Gusrinal, warga Ombilin mengaku, makanan di rumahnya sering kali dipenuhi abu-abu yang beterbangan. Masuk ke rumah melalui ventilasi dan celah-celah rumah, lalu pakaian yang dijemur, dicuci (agar) bersih, namun kembali dikotori abu.
Ketika FABA berinteraksi dengan air, unsur beracun ini dapat terlindikan secara perlahan, termasuk arsenik, boron, kadmium, hexavalent kromium, timbal, merkuri, radium, selenium, dan thallium ke badan lingkungan.Unsur-unsur ini sifatnya karsinogenik, neurotoksik dan beracun bagi manusia, ikan, biota air, dan satwa liar
Hasil uji laboratorium Baristan (Balai Riset dan Standardisasi) Aceh terhadap sampel yang diambil dari saluran PLTU Nagan Raya, terungkap bahwa air di saluran pembuangan warga terdapat penggunaan zat kimia," kata Kepala Dinas Lingkungan Hidup dan Kebersihan (DLHK) Nagan Raya, Teuku Hidayat di Suka Makmue, Nagan Raya, Aceh.
Mengenai potensi penggunaan FABA sebagai campuran semen, beberapa penelitian sudah menunjukan potensi bahaya Leaching logam berat dari berbagai penggunaan FABA pada semen. Du dkk (2018) menemukan potensi emisi merkuri dari penggunaan semen yang di campur FABA sangat signifikan dan berbanding lurus dengan temperatur maupun kelembaban yang tinggi.

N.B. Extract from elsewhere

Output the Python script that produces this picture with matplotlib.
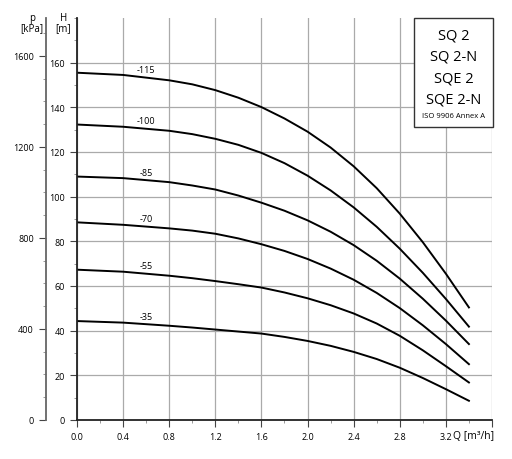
import numpy as np
import matplotlib
matplotlib.use('Agg')
import matplotlib.pyplot as plt
from matplotlib.ticker import MultipleLocator

plt.rcParams['font.family'] = ['Open Sans', 'DejaVu Sans']

# flow points [m3/h]
q = [0, 0.4, 0.8, 1.0, 1.2, 1.4, 1.6, 1.8, 2.0, 2.2, 2.4, 2.6, 2.8, 3.0, 3.2, 3.4]

# head [m] per pump variant
h_115 = [155.5, 154.5, 152.1, 150.3, 147.7, 144.3, 140.1, 135.0, 129.1, 122.0, 113.6, 103.8, 92.4, 79.6, 65.5, 50.4]
h_100 = [132.3, 131.3, 129.5, 128.0, 125.9, 123.2, 119.6, 115.0, 109.4, 102.8, 95.2, 86.5, 76.7, 65.9, 54.2, 41.8]
h_85 = [109.0, 108.3, 106.5, 105.0, 103.2, 100.5, 97.3, 93.7, 89.4, 84.3, 78.3, 71.3, 63.3, 54.3, 44.5, 34.0]
h_70 = [88.5, 87.4, 85.8, 84.8, 83.4, 81.3, 78.7, 75.7, 72.1, 67.8, 62.8, 56.9, 50.1, 42.4, 34.0, 25.0]
h_55 = [67.3, 66.4, 64.6, 63.5, 62.2, 60.8, 59.3, 57.1, 54.5, 51.4, 47.7, 43.2, 37.7, 31.2, 24.1, 16.8]
h_35 = [44.3, 43.6, 42.2, 41.4, 40.5, 39.6, 38.7, 37.2, 35.4, 33.2, 30.5, 27.3, 23.4, 18.8, 13.8, 8.6]

curves = [h_115, h_100, h_85, h_70, h_55, h_35]
names = ['-115', '-100', '-85', '-70', '-55', '-35']
models = ['SQ 2', 'SQ 2-N', 'SQE 2', 'SQE 2-N']

fig = plt.figure(figsize=(5.12, 4.60), dpi=100)
ax = fig.add_axes([0.1504, 0.0848, 0.8105, 0.8739])

for h, nm in zip(curves, names):
    ax.plot(q, h, color='black', lw=1.4, solid_joinstyle='round')
    ax.text(0.6, np.interp(0.6, q, h) + 1.5, nm, fontsize=6.5, ha='center', va='bottom')

ax.set_xlim(0, 3.6)
ax.set_ylim(0, 180)
ax.xaxis.set_minor_locator(MultipleLocator(0.2))
ax.yaxis.set_minor_locator(MultipleLocator(10))
ax.set_yticks(np.arange(0, 161, 20))
ax.set_xticks(np.arange(0, 3.61, 0.4))
ax.set_xticklabels(['%.1f' % v for v in np.arange(0, 3.3, 0.4)] + [''])
ax.grid(True, which='major', color='#aaaaaa', lw=0.9)
ax.tick_params(which='major', length=5, width=0.8, labelsize=6.5, color='#444444')
ax.tick_params(which='minor', length=2.5, width=0.6, color='#888888')
for s in ['top', 'right']:
    ax.spines[s].set_visible(False)
for s in ['left', 'bottom']:
    ax.spines[s].set_linewidth(1.3)
    ax.spines[s].set_color('#222222')

# pressure axis
pax = ax.secondary_yaxis(-0.0754, functions=(lambda h: h * 9.81, lambda p: p / 9.81))
pax.set_yticks([0, 400, 800, 1200, 1600])
pax.yaxis.set_minor_locator(MultipleLocator(100))
pax.tick_params(which='major', length=5, width=0.8, labelsize=6.5, color='#444444')
pax.tick_params(which='minor', length=2.5, width=0.6, color='#888888')
pax.spines['left'].set_linewidth(1.3)
pax.spines['left'].set_color('#666666')

fig.text(77 / 512 - 0.027, 1 - 24 / 460, 'H\n[m]', fontsize=7, ha='center', va='center', linespacing=0.9)
fig.text(32 / 512, 1 - 24 / 460, 'p\n[kPa]', fontsize=7, ha='center', va='center', linespacing=0.9)
fig.text(453 / 512, 1 - 437 / 460, 'Q [m³/h]', fontsize=7.5, ha='left', va='center')

# model box
bx0, bx1, by0, by1 = 414 / 512, 493 / 512, 1 - 128 / 460, 1 - 19 / 460
box = plt.Rectangle((bx0, by0), bx1 - bx0, by1 - by0, transform=fig.transFigure,
                    facecolor='white', edgecolor='#333333', lw=1.0, zorder=5)
fig.patches.append(box)
for i, m in enumerate(models):
    fig.text((bx0 + bx1) / 2, 1 - (36 + 21.3 * i) / 460, m, fontsize=10.5, ha='center', va='center', zorder=6)
fig.text((bx0 + bx1) / 2, 1 - 117 / 460, 'ISO 9906 Annex A', fontsize=5.5, ha='center', va='center', zorder=6)

fig.savefig('out.png', dpi=100)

Jadi, keputusan presiden dengan mengeluarkan FABA sebagai limbah B3 itu adalah keputusan yang salah.
Presiden Jokowi harus segera mencabut kebijakan yang menghapus FABA sebagai Limbah B3 lewat Peraturan Pemerintah Nomor 22 Tahun 2021 tentang Penyelenggaraan Perlindungan dan Pengelolaan Lingkungan Hidup.